Tapping into his snowboard-community resources, he quickly had work published in magazines, which in turn helped build a healthy client list -- gigs shooting catalogues and ad campaigns. But he saw his own limitations. "I realized I needed to learn more. So I decided I'll go to L.A. -- it's close -- to work and to learn."
Once here, the jobs came easily enough; assisting gigs, amassing new clients, but it all struck a deeply discordant note. "My voice was becoming the voice of these clients. I was shooting digital. That's what the clients wanted. But these people who hired me wanted me to morph people almost into animation just to sell their product. And that's a lie in the first place," he explains. "'Make the sunset a little brighter, just take a couple of blemishes off someone's face.' Where is the truth in this?"

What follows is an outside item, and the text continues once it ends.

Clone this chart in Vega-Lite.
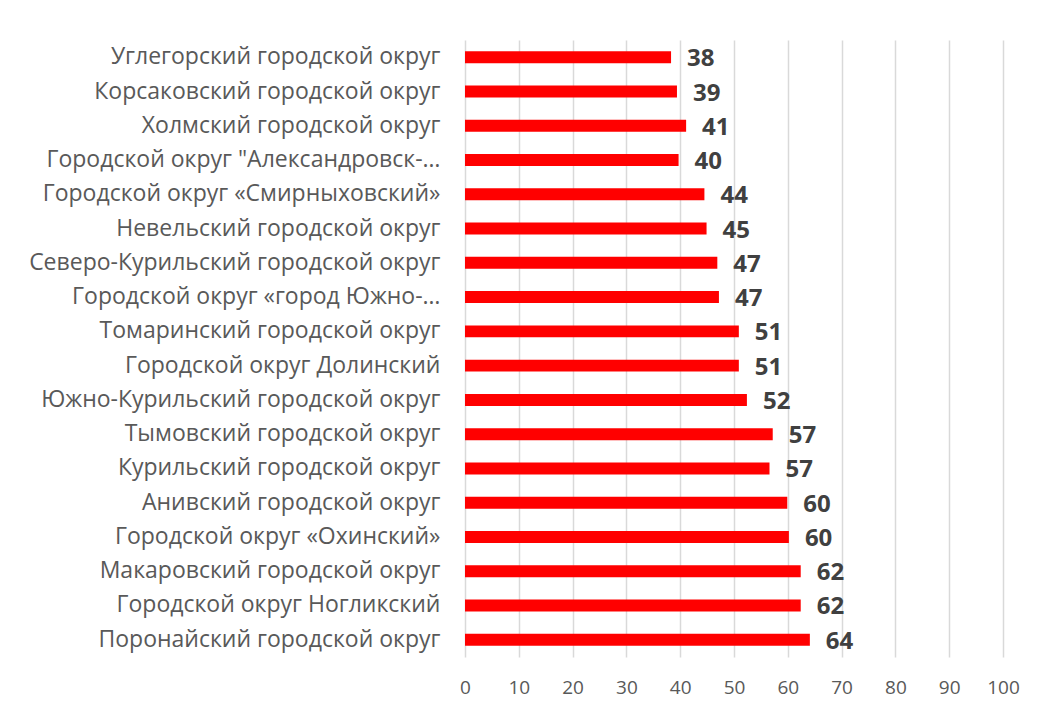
{
  "$schema": "https://vega.github.io/schema/vega-lite/v6.json",
  "autosize": {"type": "none"},
  "width": 538,
  "height": 617,
  "padding": {"left": 465, "top": 40, "right": 35, "bottom": 56},
  "background": "white",
  "config": {"view": {"stroke": null}, "font": "Open Sans"},
  "data": {
    "values": [
      {"okrug": "Углегорский городской округ", "value": 38.3, "label": "38"},
      {"okrug": "Корсаковский городской округ", "value": 39.4, "label": "39"},
      {"okrug": "Холмский городской округ", "value": 41.1, "label": "41"},
      {"okrug": "Городской округ \"Александровск-…", "value": 39.7, "label": "40"},
      {"okrug": "Городской округ «Смирныховский»", "value": 44.5, "label": "44"},
      {"okrug": "Невельский городской округ", "value": 44.9, "label": "45"},
      {"okrug": "Северо-Курильский городской округ", "value": 46.9, "label": "47"},
      {"okrug": "Городской округ «город Южно-…", "value": 47.2, "label": "47"},
      {"okrug": "Томаринский городской округ", "value": 50.9, "label": "51"},
      {"okrug": "Городской округ Долинский", "value": 50.9, "label": "51"},
      {"okrug": "Южно-Курильский городской округ", "value": 52.4, "label": "52"},
      {"okrug": "Тымовский городской округ", "value": 57.2, "label": "57"},
      {"okrug": "Курильский городской округ", "value": 56.6, "label": "57"},
      {"okrug": "Анивский городской округ", "value": 59.9, "label": "60"},
      {"okrug": "Городской округ «Охинский»", "value": 60.2, "label": "60"},
      {"okrug": "Макаровский городской округ", "value": 62.4, "label": "62"},
      {"okrug": "Городской округ Ногликский", "value": 62.4, "label": "62"},
      {"okrug": "Поронайский городской округ", "value": 64.1, "label": "64"}
    ]
  },
  "encoding": {
    "y": {
      "field": "okrug",
      "type": "nominal",
      "sort": null,
      "scale": {"paddingInner": 0.65, "paddingOuter": 0.33},
      "axis": {
        "title": null,
        "domain": false,
        "ticks": false,
        "labelFontSize": 23,
        "labelColor": "#595959",
        "labelPadding": 25,
        "labelLimit": 460
      }
    },
    "x": {
      "field": "value",
      "type": "quantitative",
      "scale": {"domain": [0, 100]},
      "axis": {
        "title": null,
        "values": [0, 10, 20, 30, 40, 50, 60, 70, 80, 90, 100],
        "domain": false,
        "ticks": false,
        "grid": true,
        "gridColor": "#d9d9d9",
        "gridWidth": 1.5,
        "labelFlush": false,
        "labelFontSize": 19,
        "labelColor": "#595959",
        "labelPadding": 21
      }
    }
  },
  "layer": [
    {"mark": {"type": "bar", "color": "#ff0000"}},
    {
      "mark": {"type": "text", "align": "left", "baseline": "middle", "dx": 16, "dy": 2, "fontSize": 24, "fontWeight": "bold", "color": "#404040"},
      "encoding": {"text": {"field": "label"}}
    }
  ]
}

The antidote felt clear: Reach back to his initial inspiration - shooting for himself, working with film. He dead-ended: discovering that some of his favorite film had been discontinued; the companies themselves now vanished. "It actually was a blessing for me," he admits, "because in doing the research it made me realize that I can make film. And nobody can take that away from me because I can do it. I wasn't trapped by whatever trend came around."
The DIY spirit of Ruther's creative arc, is embedded in every image, within each of the coinciding stories he collects along the way. The stories of sons, of mothers, of the hemmed in and drifters: the homeless, the jobless, children with circumscribed dreams.
The truck -- essentially the camera itself -- requires that he step inside to manipulate - is perhaps the most powerful symbol -- a machine with soul and heart: "I would be the brain and the sensor. My hands were the gears. I realized that I had to be a part of the whole thing and really liked that. It connected me to everything - and to the work -- in such an intimate way."
Ruther's road trip is more accurately a philosophical exploration: In this age of manipulated fact, just who are we and what legacy might we leave? And while Los Angeles may not seem at first to be a representative sample of what we think as this country's essence, Ruther, knows better -- in many ways L.A,. at its edges reflects a whole; it's both a microcosm and metaphor: "I love L.A." he says, without a shade of irony. I don't love the Hollywood part of it. I don't like what people see from the outside. But there are so many little cities within L.A."You can go through the city and basically travel the world. The people and the neighborhoods who have been cast aside.
Working both within L.A. and against it, cleared a new path -- a different way train the eye -- our collective focus: "People think I'm the 'Anti-Digital Guy, ' really. I'm combining the old with the modern. If you don't know about your past, how do you go into the future?" That's the "essence" he's after -- the messy, uncomfortable, un-retouched reality. "I talk to people from all of these different backgrounds and we all want the same things, but so many feel pushed up against the wall now. I do. I lost my biggest client in the middle of doing all of this. But this how great ideas are born, because you're backed into a corner," he says. "That's what's going on all over the country. Very great things will come out of these bad situations. And now that I have the ability, " he says, "I want to give voice to those who don't have one."